**MATERIAL PROVIDED:**
"""
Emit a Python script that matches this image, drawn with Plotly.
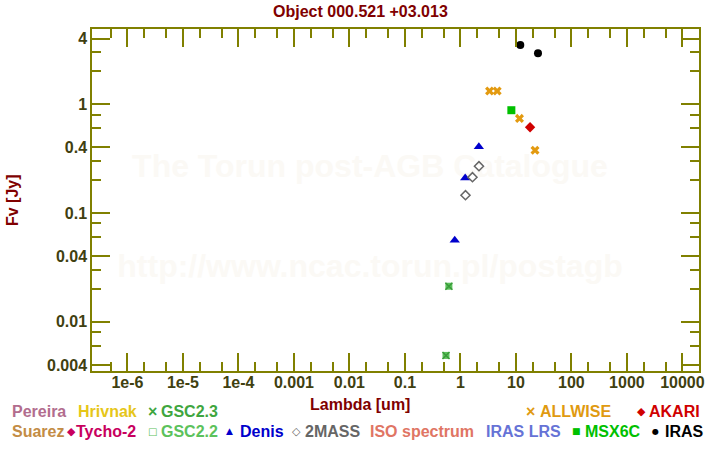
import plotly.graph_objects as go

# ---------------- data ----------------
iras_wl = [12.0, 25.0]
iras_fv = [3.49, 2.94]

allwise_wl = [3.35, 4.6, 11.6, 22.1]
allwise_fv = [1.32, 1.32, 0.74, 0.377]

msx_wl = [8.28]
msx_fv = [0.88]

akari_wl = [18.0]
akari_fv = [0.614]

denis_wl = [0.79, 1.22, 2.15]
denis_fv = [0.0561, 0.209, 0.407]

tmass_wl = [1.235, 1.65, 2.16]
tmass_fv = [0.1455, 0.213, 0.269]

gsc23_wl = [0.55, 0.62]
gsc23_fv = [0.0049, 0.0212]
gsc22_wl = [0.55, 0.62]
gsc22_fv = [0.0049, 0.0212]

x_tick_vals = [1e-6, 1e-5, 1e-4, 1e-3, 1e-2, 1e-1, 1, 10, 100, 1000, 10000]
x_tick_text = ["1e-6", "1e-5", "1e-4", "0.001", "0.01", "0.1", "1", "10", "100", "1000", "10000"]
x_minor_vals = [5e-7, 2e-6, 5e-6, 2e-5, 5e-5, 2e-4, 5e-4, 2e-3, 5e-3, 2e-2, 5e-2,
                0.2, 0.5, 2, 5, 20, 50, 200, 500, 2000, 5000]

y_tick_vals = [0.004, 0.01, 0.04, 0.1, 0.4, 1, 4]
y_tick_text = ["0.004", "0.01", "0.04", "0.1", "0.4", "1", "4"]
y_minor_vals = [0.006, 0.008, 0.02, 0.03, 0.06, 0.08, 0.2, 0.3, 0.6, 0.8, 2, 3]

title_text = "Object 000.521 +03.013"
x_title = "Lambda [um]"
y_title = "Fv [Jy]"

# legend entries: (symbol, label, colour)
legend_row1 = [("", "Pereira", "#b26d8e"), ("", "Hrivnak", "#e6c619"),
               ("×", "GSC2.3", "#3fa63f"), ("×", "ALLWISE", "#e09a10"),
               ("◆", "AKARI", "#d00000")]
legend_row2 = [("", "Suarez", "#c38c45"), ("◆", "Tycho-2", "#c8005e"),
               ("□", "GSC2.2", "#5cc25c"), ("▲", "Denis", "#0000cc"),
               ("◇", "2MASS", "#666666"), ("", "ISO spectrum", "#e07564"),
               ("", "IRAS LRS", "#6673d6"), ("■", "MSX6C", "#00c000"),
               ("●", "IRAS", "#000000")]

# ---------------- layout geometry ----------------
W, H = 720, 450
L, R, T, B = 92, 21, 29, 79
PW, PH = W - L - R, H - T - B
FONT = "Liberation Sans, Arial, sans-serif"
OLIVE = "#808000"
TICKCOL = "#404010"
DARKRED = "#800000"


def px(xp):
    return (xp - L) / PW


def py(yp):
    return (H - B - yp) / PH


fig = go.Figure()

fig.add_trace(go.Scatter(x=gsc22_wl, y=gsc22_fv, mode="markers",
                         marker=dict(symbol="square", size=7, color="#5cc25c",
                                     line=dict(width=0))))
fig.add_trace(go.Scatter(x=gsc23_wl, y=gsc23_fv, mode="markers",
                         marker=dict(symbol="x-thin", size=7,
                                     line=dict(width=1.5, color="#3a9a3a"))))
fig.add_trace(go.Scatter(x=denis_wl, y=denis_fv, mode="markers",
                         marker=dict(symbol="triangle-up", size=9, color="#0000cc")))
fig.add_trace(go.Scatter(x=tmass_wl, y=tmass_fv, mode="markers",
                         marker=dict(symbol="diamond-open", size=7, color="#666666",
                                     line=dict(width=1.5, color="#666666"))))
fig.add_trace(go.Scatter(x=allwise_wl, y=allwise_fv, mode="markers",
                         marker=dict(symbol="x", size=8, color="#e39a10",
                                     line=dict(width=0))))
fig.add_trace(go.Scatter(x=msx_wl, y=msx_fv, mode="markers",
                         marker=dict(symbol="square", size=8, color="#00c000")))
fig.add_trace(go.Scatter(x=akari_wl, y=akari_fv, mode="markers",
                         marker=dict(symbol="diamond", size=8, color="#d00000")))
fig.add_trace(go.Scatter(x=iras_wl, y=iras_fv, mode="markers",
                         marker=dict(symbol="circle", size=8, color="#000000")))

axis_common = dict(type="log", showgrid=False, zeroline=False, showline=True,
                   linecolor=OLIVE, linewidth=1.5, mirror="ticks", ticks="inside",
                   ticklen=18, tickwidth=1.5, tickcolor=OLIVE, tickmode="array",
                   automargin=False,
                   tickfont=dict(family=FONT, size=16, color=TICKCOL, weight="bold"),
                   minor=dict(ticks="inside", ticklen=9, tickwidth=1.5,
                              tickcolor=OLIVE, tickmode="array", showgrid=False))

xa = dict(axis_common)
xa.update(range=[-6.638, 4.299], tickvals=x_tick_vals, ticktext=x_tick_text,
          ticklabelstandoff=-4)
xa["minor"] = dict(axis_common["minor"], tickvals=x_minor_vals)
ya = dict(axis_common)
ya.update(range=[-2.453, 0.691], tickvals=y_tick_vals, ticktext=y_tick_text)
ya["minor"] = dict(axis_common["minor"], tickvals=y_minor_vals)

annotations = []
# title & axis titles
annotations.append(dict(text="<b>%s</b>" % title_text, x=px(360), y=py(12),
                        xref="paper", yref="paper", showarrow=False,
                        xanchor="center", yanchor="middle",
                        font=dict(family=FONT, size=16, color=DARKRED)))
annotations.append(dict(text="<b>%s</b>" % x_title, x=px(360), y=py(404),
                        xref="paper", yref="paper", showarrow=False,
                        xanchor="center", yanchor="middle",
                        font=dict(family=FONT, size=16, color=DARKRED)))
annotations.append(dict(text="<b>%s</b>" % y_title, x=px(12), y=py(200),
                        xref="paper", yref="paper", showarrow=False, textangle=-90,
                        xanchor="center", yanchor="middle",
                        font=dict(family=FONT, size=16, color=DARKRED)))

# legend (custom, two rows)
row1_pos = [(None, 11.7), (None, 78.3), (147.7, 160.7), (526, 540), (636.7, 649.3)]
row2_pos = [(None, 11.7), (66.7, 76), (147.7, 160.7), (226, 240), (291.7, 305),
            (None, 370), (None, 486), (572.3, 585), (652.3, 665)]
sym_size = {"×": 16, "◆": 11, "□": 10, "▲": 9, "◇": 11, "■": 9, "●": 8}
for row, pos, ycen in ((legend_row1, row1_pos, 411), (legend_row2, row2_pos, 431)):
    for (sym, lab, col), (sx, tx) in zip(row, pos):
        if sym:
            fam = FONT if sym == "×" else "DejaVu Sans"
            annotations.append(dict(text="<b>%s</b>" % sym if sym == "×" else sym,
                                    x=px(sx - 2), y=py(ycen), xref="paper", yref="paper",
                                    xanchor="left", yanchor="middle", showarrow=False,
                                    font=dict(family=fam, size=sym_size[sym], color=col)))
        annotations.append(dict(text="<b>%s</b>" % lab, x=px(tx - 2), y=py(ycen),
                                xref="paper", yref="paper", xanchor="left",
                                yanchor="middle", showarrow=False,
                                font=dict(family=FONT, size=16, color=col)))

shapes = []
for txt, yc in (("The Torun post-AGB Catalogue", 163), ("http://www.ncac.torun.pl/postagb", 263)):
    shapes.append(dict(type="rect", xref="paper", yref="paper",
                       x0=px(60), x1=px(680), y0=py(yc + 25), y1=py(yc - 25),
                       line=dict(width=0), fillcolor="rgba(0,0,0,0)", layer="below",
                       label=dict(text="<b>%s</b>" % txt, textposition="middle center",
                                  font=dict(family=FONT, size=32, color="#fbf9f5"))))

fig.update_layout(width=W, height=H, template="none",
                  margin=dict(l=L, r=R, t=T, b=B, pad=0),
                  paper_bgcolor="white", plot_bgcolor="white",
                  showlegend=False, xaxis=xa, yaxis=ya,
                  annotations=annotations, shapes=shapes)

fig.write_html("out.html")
"""
**WRITTEN REQUEST:** Restate the data word for word from its first line through the line with "gsc22_fv = [0.0049, 0.0212]", leaving out any picture along the way.

**REPLY TO THE TASK:**
Emit a Python script that matches this image, drawn with Plotly.
import plotly.graph_objects as go

# ---------------- data ----------------
iras_wl = [12.0, 25.0]
iras_fv = [3.49, 2.94]

allwise_wl = [3.35, 4.6, 11.6, 22.1]
allwise_fv = [1.32, 1.32, 0.74, 0.377]

msx_wl = [8.28]
msx_fv = [0.88]

akari_wl = [18.0]
akari_fv = [0.614]

denis_wl = [0.79, 1.22, 2.15]
denis_fv = [0.0561, 0.209, 0.407]

tmass_wl = [1.235, 1.65, 2.16]
tmass_fv = [0.1455, 0.213, 0.269]

gsc23_wl = [0.55, 0.62]
gsc23_fv = [0.0049, 0.0212]
gsc22_wl = [0.55, 0.62]
gsc22_fv = [0.0049, 0.0212]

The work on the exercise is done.